In his syndicated newspaper column Spires of the Spirit, Dr. Frederick Brown Harris, chaplain of the U.S. Senate, un-petaled himself about flowers and funerals. " 'Please Omit Flowers,' " he wrote, "is a request often issued when arrangements are announced for what is usually called a funeral service . . . Whence comes this incongruous suggestion? Omit flowers—in the Valley of Shadow, when every yearning impulse is struggling vainly to express feelings that are too deep for words! . . . In 'Say it with Flowers' there stretch enchanting vistas of sacramental beauty like the glory of a garden or the shimmer of moonlight on a silvery sea . . ." Last week Reverend Harris' picture and words were splashed all over U.S. newspapers in full-page ads bringing readers "An Important Message ... in the Public Interest." Joyous sponsors of the ads: "The 11,000 members of the Florists' Telegraph Delivery Association."

Owlish Pollster Elmo Roper was elected board chairman of the Ford Foundation's Fund for the Republic, replacing ex-Automaker Paul G. Hoffman.

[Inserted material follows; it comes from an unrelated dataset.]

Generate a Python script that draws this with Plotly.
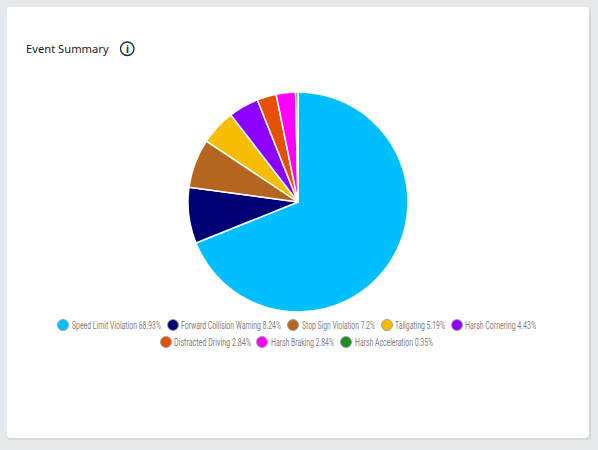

The world's top-earning, high-fashion model, Manhattan's svelte Dovima (a blend of her given names, Dorothy Virginia Margaret), 28, announced that she will soon up her posing rate from a classy $60 an hour to a classier $75. Reason: just like a baseball player, Dovima, a onetime $30-a-week candy counter girl, really wants her golden years to pay off. Lean, long Dovima sighed a prediction: "Photographers still like us as long, lean and thin as ever for fashion. But I think they are looking for a more natural, happy look instead of the gaunt, hard look that prevailed for so long."

A bespectacled Dalai Lama, 21, nominal ruler of Red-ruled Tibet, was permitted to venture outside the Bamboo Curtain for the first time since the Chinese Communists forced Marxian enlightenment upon his Himalayan country five years ago. In journeying from his capital of Lhasa to New Delhi, where he was warmly greeted by India's Prime Minister Nehru, the "living Buddha" traveled on foot, pony, jeep and, on the final lap, by plane. A half hour later, Tibet's No. 2 puppet, the Panchen Lama, a benighted Red stooge, arrived on a second plane.

Sweeping into Paris from London, symmetrically stacked (35-23-35) Marian McKnight, 19, Miss America of 1957, was hounded by newshounds. After the publicity-shy creature of publicity coyly evaded them at the posh Hotel Meurice, reporters picked up her trail again, cornered her at the entrance to the Folies-Bergère. Their brief interview proved unilateral—all questions and no answers. "Miss Amérique?" politely inquired a France Soirman. She responded, reported he, "with the sad countenance of a doe at bay." Soon, stated France Soir sadly, the door of the Folies-Bergère "swallowed Miss America with her camouflage of sables and her 99 centimeters* around the breast."

After serving as host at a heaping Thanksgiving dinner for elderly folks, Boston's unpompous Archbishop Richard J. Cushing shifted into high, merrily danced an Irish jig with two robustious ewes of his diocesan flock.